▶ _What you will do_
Reproduce the full listing below unchanged, apart from the pictures.

▶ _Dataset section_
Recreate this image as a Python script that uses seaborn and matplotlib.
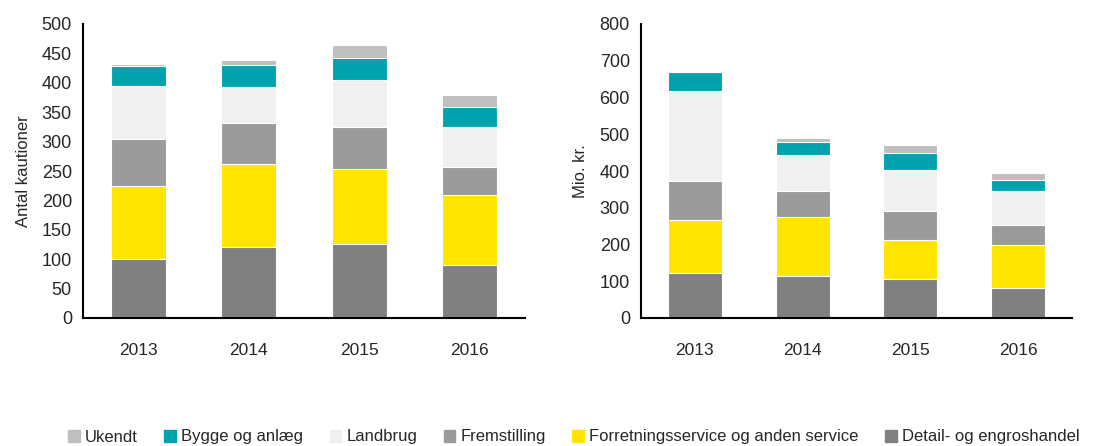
import numpy as np
import pandas as pd
import seaborn as sns
import matplotlib.pyplot as plt
from matplotlib.patches import Patch

years = ['2013', '2014', '2015', '2016']
sectors = ['Ukendt', 'Bygge og anlæg', 'Landbrug', 'Fremstilling',
           'Forretningsservice og anden service', 'Detail- og engroshandel']
colors = ['#BFBFBF', '#00A3AD', '#F0F0F0', '#9B9B9B', '#FFE500', '#808080']

# antal kautioner
antal_detail = [100, 120, 126, 90]
antal_forr = [125, 142, 128, 119]
antal_frem = [80, 70, 70, 47]
antal_land = [89, 61, 80, 69]
antal_bygge = [35, 37, 39, 33]
antal_ukendt = [3, 9, 21, 22]

# mio. kr.
mio_detail = [123, 115, 106, 82]
mio_forr = [143, 160, 106, 118]
mio_frem = [108, 70, 78, 54]
mio_land = [243, 98, 114, 91]
mio_bygge = [53, 37, 46, 31]
mio_ukendt = [0, 10, 20, 19]

sns.set_style('white')
plt.rcParams['font.family'] = ['Liberation Sans', 'DejaVu Sans']
plt.rcParams['font.size'] = 12.5


def stacked(ax, layers, ylim, step, ylabel):
    # layers from bottom to top; draw cumulative totals tallest first
    df = pd.DataFrame({'year': years})
    cum = np.zeros(len(years))
    cols = []
    for name, vals in layers:
        cum = cum + np.array(vals)
        df[name] = cum
        cols.append(name)
    for name in reversed(cols):
        sns.barplot(data=df, x='year', y=name, color=colors[sectors.index(name)],
                    width=0.5, saturation=1, edgecolor='white', linewidth=0.8, ax=ax)
    ax.set_xlim(-0.5, 3.5)
    ax.set_ylim(0, ylim)
    ax.set_yticks(np.arange(0, ylim + 1, step))
    ax.set_xticks(range(len(years)))
    ax.set_xticklabels(years)
    ax.set_xticks(np.arange(-0.5, 4, 1), minor=True)
    ax.tick_params(axis='x', which='major', length=0, pad=18, labelsize=12.5)
    ax.tick_params(axis='x', which='minor', length=6, width=1.5, color='black', direction='out')
    ax.tick_params(axis='y', length=6, width=1.5, color='black', direction='out', pad=2, labelsize=13)
    ax.set_xlabel('')
    ax.set_ylabel(ylabel, fontsize=12, labelpad=8)
    for s in ['top', 'right']:
        ax.spines[s].set_visible(False)
    for s in ['left', 'bottom']:
        ax.spines[s].set_color('black')
        ax.spines[s].set_linewidth(1.5)


fig = plt.figure(figsize=(10.97, 4.46), dpi=100)
ax1 = fig.add_axes([83 / 1097, 1 - 318 / 446, 442 / 1097, 294 / 446])
ax2 = fig.add_axes([641 / 1097, 1 - 318 / 446, 431 / 1097, 294 / 446])

stacked(ax1, [('Detail- og engroshandel', antal_detail),
              ('Forretningsservice og anden service', antal_forr),
              ('Fremstilling', antal_frem),
              ('Landbrug', antal_land),
              ('Bygge og anlæg', antal_bygge),
              ('Ukendt', antal_ukendt)], 500, 50, 'Antal kautioner')
stacked(ax2, [('Detail- og engroshandel', mio_detail),
              ('Forretningsservice og anden service', mio_forr),
              ('Fremstilling', mio_frem),
              ('Landbrug', mio_land),
              ('Bygge og anlæg', mio_bygge),
              ('Ukendt', mio_ukendt)], 800, 100, 'Mio. kr.')

handles = [Patch(color=c, label=s) for s, c in zip(sectors, colors)]
fig.legend(handles=handles, loc='center', bbox_to_anchor=(0.523, 1 - 437 / 446),
           ncol=6, frameon=False, handlelength=0.7, handleheight=0.7,
           handletextpad=0.3, columnspacing=1.6, fontsize=12)

plt.savefig('out.png', dpi=100)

▶ _Exercise output_
Recreate this image as a Python script that uses seaborn and matplotlib.
import numpy as np
import pandas as pd
import seaborn as sns
import matplotlib.pyplot as plt
from matplotlib.patches import Patch

years = ['2013', '2014', '2015', '2016']
sectors = ['Ukendt', 'Bygge og anlæg', 'Landbrug', 'Fremstilling',
           'Forretningsservice og anden service', 'Detail- og engroshandel']
colors = ['#BFBFBF', '#00A3AD', '#F0F0F0', '#9B9B9B', '#FFE500', '#808080']

# antal kautioner
antal_detail = [100, 120, 126, 90]
antal_forr = [125, 142, 128, 119]
antal_frem = [80, 70, 70, 47]
antal_land = [89, 61, 80, 69]
antal_bygge = [35, 37, 39, 33]
antal_ukendt = [3, 9, 21, 22]

# mio. kr.
mio_detail = [123, 115, 106, 82]
mio_forr = [143, 160, 106, 118]
mio_frem = [108, 70, 78, 54]
mio_land = [243, 98, 114, 91]
mio_bygge = [53, 37, 46, 31]
mio_ukendt = [0, 10, 20, 19]

sns.set_style('white')
plt.rcParams['font.family'] = ['Liberation Sans', 'DejaVu Sans']
plt.rcParams['font.size'] = 12.5


def stacked(ax, layers, ylim, step, ylabel):
    # layers from bottom to top; draw cumulative totals tallest first
    df = pd.DataFrame({'year': years})
    cum = np.zeros(len(years))
    cols = []
    for name, vals in layers:
        cum = cum + np.array(vals)
        df[name] = cum
        cols.append(name)
    for name in reversed(cols):
        sns.barplot(data=df, x='year', y=name, color=colors[sectors.index(name)],
                    width=0.5, saturation=1, edgecolor='white', linewidth=0.8, ax=ax)
    ax.set_xlim(-0.5, 3.5)
    ax.set_ylim(0, ylim)
    ax.set_yticks(np.arange(0, ylim + 1, step))
    ax.set_xticks(range(len(years)))
    ax.set_xticklabels(years)
    ax.set_xticks(np.arange(-0.5, 4, 1), minor=True)
    ax.tick_params(axis='x', which='major', length=0, pad=18, labelsize=12.5)
    ax.tick_params(axis='x', which='minor', length=6, width=1.5, color='black', direction='out')
    ax.tick_params(axis='y', length=6, width=1.5, color='black', direction='out', pad=2, labelsize=13)
    ax.set_xlabel('')
    ax.set_ylabel(ylabel, fontsize=12, labelpad=8)
    for s in ['top', 'right']:
        ax.spines[s].set_visible(False)
    for s in ['left', 'bottom']:
        ax.spines[s].set_color('black')
        ax.spines[s].set_linewidth(1.5)


fig = plt.figure(figsize=(10.97, 4.46), dpi=100)
ax1 = fig.add_axes([83 / 1097, 1 - 318 / 446, 442 / 1097, 294 / 446])
ax2 = fig.add_axes([641 / 1097, 1 - 318 / 446, 431 / 1097, 294 / 446])

stacked(ax1, [('Detail- og engroshandel', antal_detail),
              ('Forretningsservice og anden service', antal_forr),
              ('Fremstilling', antal_frem),
              ('Landbrug', antal_land),
              ('Bygge og anlæg', antal_bygge),
              ('Ukendt', antal_ukendt)], 500, 50, 'Antal kautioner')
stacked(ax2, [('Detail- og engroshandel', mio_detail),
              ('Forretningsservice og anden service', mio_forr),
              ('Fremstilling', mio_frem),
              ('Landbrug', mio_land),
              ('Bygge og anlæg', mio_bygge),
              ('Ukendt', mio_ukendt)], 800, 100, 'Mio. kr.')

handles = [Patch(color=c, label=s) for s, c in zip(sectors, colors)]
fig.legend(handles=handles, loc='center', bbox_to_anchor=(0.523, 1 - 437 / 446),
           ncol=6, frameon=False, handlelength=0.7, handleheight=0.7,
           handletextpad=0.3, columnspacing=1.6, fontsize=12)

plt.savefig('out.png', dpi=100)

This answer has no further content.